Scotland has very limited borrowing powers and in the last year the SNP Government borrowed the maximum allowed for capital spending, some £304million. As you might imagine, £304million does not stretch far across Scotland. To put it in context, the A737 Dalry Bypass will cost £28million and the new Garnock Academy campus £43million. Government must therefore work to secure investment in infrastructure from other sources.
Previous governments attempted to build public infrastructure without using public money. Many will be familiar with John Major’s Private Finance Initiative (PFI) or Tony Blair’s rebranded model re-named the Public Private Partnership (PPP) and the unmitigated disasters they proved to be. With no cap on private sector profits in delivering these projects, costs soared, burdening future generations with overinflated debts.
In North Ayrshire alone, the profligacy of the previous Labour controlled council means that annual PFI/PPP payments on school projects will increase from £11.1 million in 2007 to £16.1 million in 2037, meaning that ultimately, £400 million will be paid over 30 years for schools valued at only £81 million and which NAC will not even own. UK Treasury data shows that Scottish PFI repayments will peak in nine years’ time, at £1,010 million per year by 2025.
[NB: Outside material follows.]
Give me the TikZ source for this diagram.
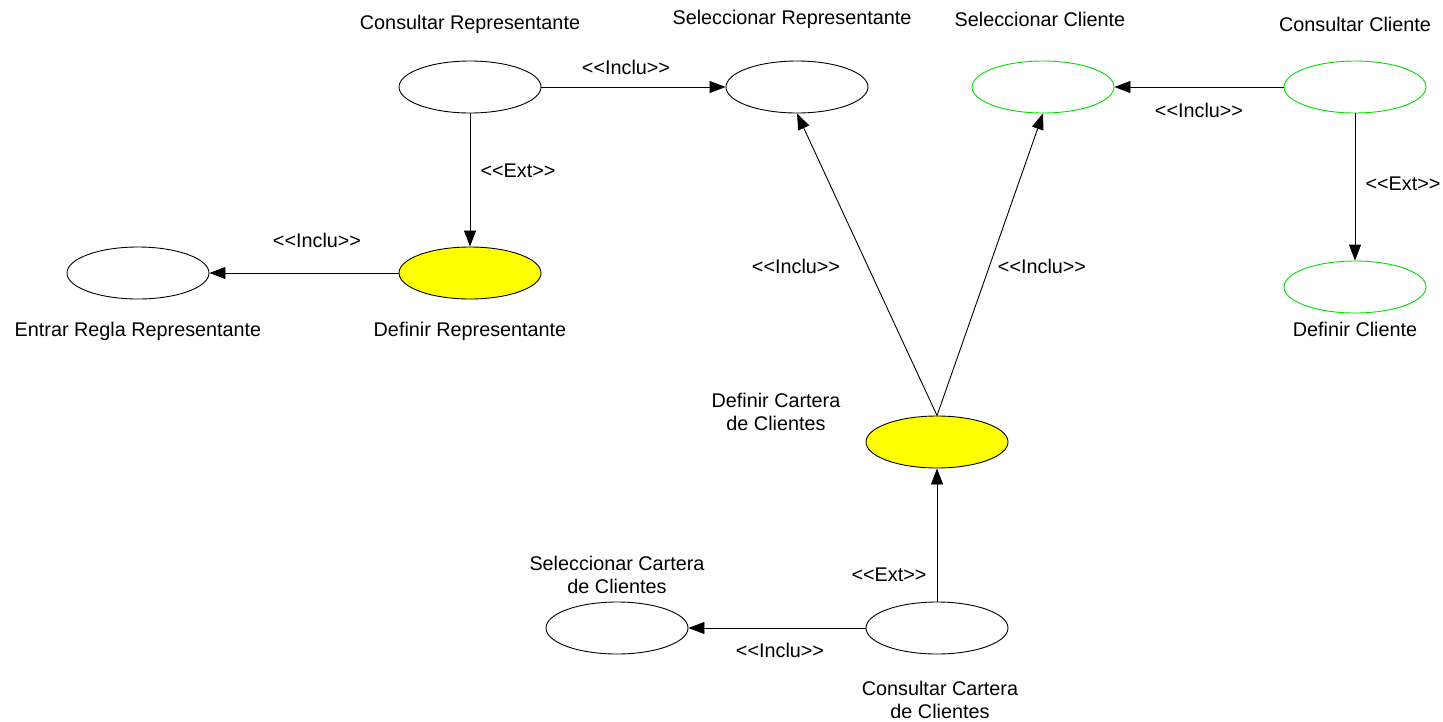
\documentclass[tikz,border=0pt]{standalone}
\usepackage{fontspec}
\setmainfont{Liberation Sans}
\usetikzlibrary{arrows.meta,shapes.geometric}
\definecolor{ucyellow}{RGB}{255,255,0}
\definecolor{ucgreen}{RGB}{0,220,0}
\newcommand{\incl}{<{}<Inclu>{}>}
\newcommand{\extd}{<{}<Ext>{}>}
\begin{document}
\begin{tikzpicture}[x=1pt,y=-1pt,
  uc/.style={ellipse,draw=black,line width=0.9pt,fill=white,minimum width=142pt,minimum height=52pt,inner sep=0pt},
  ucy/.style={uc,fill=ucyellow},
  ucg/.style={uc,draw=ucgreen},
  lbl/.style={font=\fontsize{19.8}{23}\selectfont,align=center,inner sep=0pt},
  rel/.style={draw=black,line width=0.9pt,-{Triangle[length=16pt,width=12pt]}}
]
\useasboundingbox (0,0) rectangle (1443,721);
\fill[white] (0,0) rectangle (1443,721);
% use cases
\node[uc]  (CR)  at (470,87) {};
\node[uc]  (SR)  at (797,87) {};
\node[ucg] (SC)  at (1043,87) {};
\node[ucg] (CC)  at (1355,87) {};
\node[ucg] (DC)  at (1355,287) {};
\node[ucy] (DR)  at (470,273) {};
\node[uc]  (ER)  at (138,273) {};
\node[ucy] (DCa) at (937,442) {};
\node[uc]  (CCa) at (937,628) {};
\node[uc]  (SCa) at (617,628) {};
% names
\node[lbl] (tCR)  at (470,24) {Consultar Representante};
\node[lbl] (tSR)  at (792,19) {Seleccionar Representante};
\node[lbl] (tSC)  at (1040,19) {Seleccionar Cliente};
\node[lbl] (tCC)  at (1355,24) {Consultar Cliente};
\node[lbl] (tDC)  at (1355,329) {Definir Cliente};
\node[lbl] (tER)  at (138,331) {Entrar Regla Representante};
\node[lbl] (tDR)  at (470,331) {Definir Representante};
\node[lbl] (tDCa) at (776,412) {Definir Cartera\\de Clientes};
\node[lbl] (tSCa) at (617,575) {Seleccionar Cartera\\de Clientes};
\node[lbl] (tCCa) at (940,700) {Consultar Cartera\\de Clientes};
% relations
\draw[rel] (CR) -- (SR);
\draw[rel] (CR) -- (DR);
\draw[rel] (DR) -- (ER);
\draw[rel] (CC) -- (SC);
\draw[rel] (CC) -- (DC);
\draw[rel] (DCa.north) -- (SR.south);
\draw[rel] (DCa.north) -- (SC.south);
\draw[rel] (CCa) -- (DCa);
\draw[rel] (CCa) -- (SCa);
% relation labels
\node[lbl] (l1) at (626,67) {\incl};
\node[lbl] (l2) at (518,171) {\extd};
\node[lbl] (l3) at (317,240) {\incl};
\node[lbl] (l4) at (1199,110) {\incl};
\node[lbl] (l5) at (1403,184) {\extd};
\node[lbl] (l6) at (796,266) {\incl};
\node[lbl] (l7) at (1042,266) {\incl};
\node[lbl] (l8) at (889,575) {\extd};
\node[lbl] (l9) at (780,650) {\incl};
\end{tikzpicture}
\end{document}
Upon its election in 2007, the SNP Government brought an end to wasteful PFI/PPP schemes and established the Scottish Futures Trust (SFT) – an independent company, established with a responsibility to deliver value for money across public sector infrastructure investment. SFT operates at arm's length from Government but works closely with the public sector.
The SFT uses the Non Profit Distribution model, which caps the profits made by private companies seeking to win infrastructure projects. Not only does SFT seek to secure the best deal for the taxpayer, it ensures the smooth running of projects which often allows budgets to be revised downwards, instead of spiralling out of control as often happened previously. Recently the work of the SFT resulted in the cost of the new Forth Road Bridge falling by some £50 million. In December, the SFT reported the delivery of £135 million of net future benefits and savings during 2014-15, bringing a total of £777 million of savings and benefits to the people of Scotland as audited by the London School of Economics.
The Civil Engineering Contractors Association said that without doubt SFT’s role was “instrumental in keeping many Civil Engineering companies in business and preventing far worse job losses during the recession” Homes for Scotland added that “SFT clearly demonstrated its ability to foster innovation, encourage collaboration and deliver value for money to the public purse” whilst the Scottish Ambulance Service commented that “The SFT in its short history has proven to be a leading agent for collaborative working between public sector bodies and has taken an innovative approach to securing additional public sector investment, better value for money and improving public services.”
With many more projects in the pipeline, it is evident that the Scottish Futures Trust will continue to deliver high quality infrastructure in a manner which is affordable and creates maximum benefit for the economy and people of Scotland.